29.6.09

O rio pedregoso


Nasces difícil, rio que te encavalitas na serrania granítica. O ténue fio de água que irrompe à superfície cavalga monte abaixo. Perseverante, esburacas o granito. És mais forte que o pétreo granito – quem diria? E, contudo, o teu curso inicial, por onde o caudal avança com esforço, faz lembrar um embrião que luta para vingar. Uma luta, dir-se-ia, titânica. A crer nas curvas que te revolvem o caudal, nos saltos vertiginosos que te transformam em cascatas, das rochas que moldas com a paciência do tempo quase infinito. Atrás do caudal que parte em demanda da sua foz, deixas um amontoado de pedras esculpidas, o teu leito cavernoso por onde o caudal nascente convoca todas as forças para derrotar a força da granítica serrania.


Percebo-te, ó rio selvagem, como metáfora da vida? Serão esses teus passos iniciais, nas escarpas que se abriram para que tu abrisses passagem, a imagem fiel de uma existência que acabou de ser criada? Diria que é tudo ao contrário da sugestiva metáfora. As vidas são fáceis quando se libertam do ventre materno. Os nascituros numa redoma de vidro, em toda a sua fragilidade, antagonizam com o selvático meio por onde o rio nascente tem que fazer o seu caminho. Ao contrário: no rio nascente o trajecto inicial é o mais sofrido. Quando as alturas da serrania ficaram para trás, o rio amansa à mercê da planura do terreno. Acalma o caudal, já cansado, no lento percurso até encerrar os olhos na foz que o espera.


É a contemplação da desordem que compões quando as tuas águas se soltam da nascente que me extasia. O caos que só a natureza amplia. Uma revoada de calhaus. Uns pequenos, outros de grande porte, perturbam o teu leito. É contra as pedras que as tuas águas se esmagam. Às vezes, as águas repousam por breves instantes em lagoas, dir-se-ia, aluviões de descanso onde elas amainam da árdua labuta. Não se demoram na quietude das lagoas fundas. Logo se precipitam no declive do terreno, ora suave, ora pronunciado. Quando as pedras atraiçoam o passo e um degrau vertiginoso está pela frente, o cadafalso empresta ao caudal a fúlgida forma de cascata. É quando a fúria das águas adultera a sua cristalina pureza, transformando-a em espumosa torrente, um manto branco que se substitui à transparência do caudal.

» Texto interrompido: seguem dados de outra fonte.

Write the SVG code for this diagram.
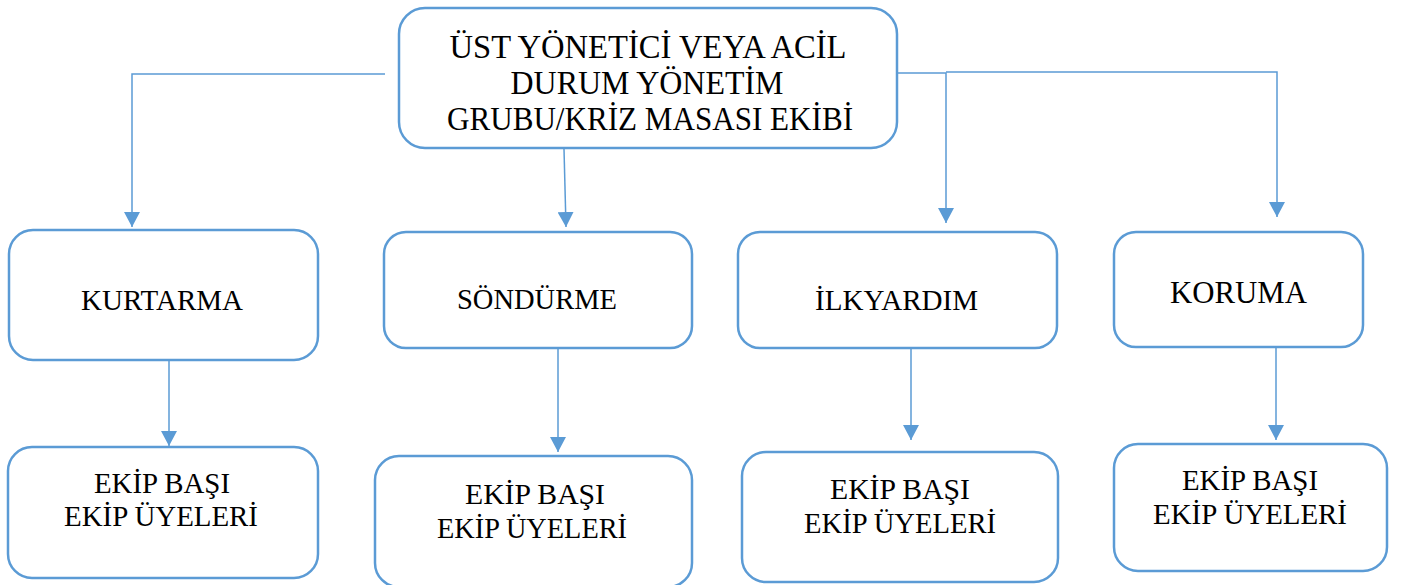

E o rio debate-se, rompendo a serrania dura em precipícios assustadores e curvas pronunciadas. Parece que o caudal sente o pulso à serrania, insinuando-se por onde os montes se tecem nas suas escondidas fragilidades. Nunca linear, nunca devagar, o inicial caudal é uma apressada língua de água que esburaca as duras rochas serranas em demanda de paragens vagarosas. É como se o rio nascente depressa se cansasse da sua infância, atormentada infância escavada entre paredes escarpadas, e buscasse um lugar onde as águas possam vogar na sua mansidão.


Mas é lá em cima, quando o rio nascente se precipita pelas cavernosas paredes que o comprimem numa camisa de varas, que ele exala o seu fascínio. A acareação da natureza com o seu estado bruto, indomável. E toda uma lição: de como uma titânica luta de desiguais se converte na vitória da parte que à partida parecia a mais fraca.


O simbolismo, só por aqui. Desengane-se quem ousar tecer pontes com a existência humana. Tudo no seu contrário: a infância da vida humana toda protegida num hermético casulo, ao contrário das águas que se fazem selvagens, uma força indómita para vergar a resistência das robustas pedras no curso inicial por onde se escava o caudal. Analogia, só quando se olha aos passos derradeiros da existência humana, consumidos que são pelas forças exangues. É como no rio já domado pela planura do terreno, onde os verdejantes aluviões tomaram o lugar das graníticas constelações de rochas. Num e noutro caso: as águas fluem, só à espera de serem tragadas pelo suspiro fatal.


Também a existência tem a sua foz derradeira. A sua exaltação, lá nas alturas onde o rio escava o seu caminho no pedregoso leito.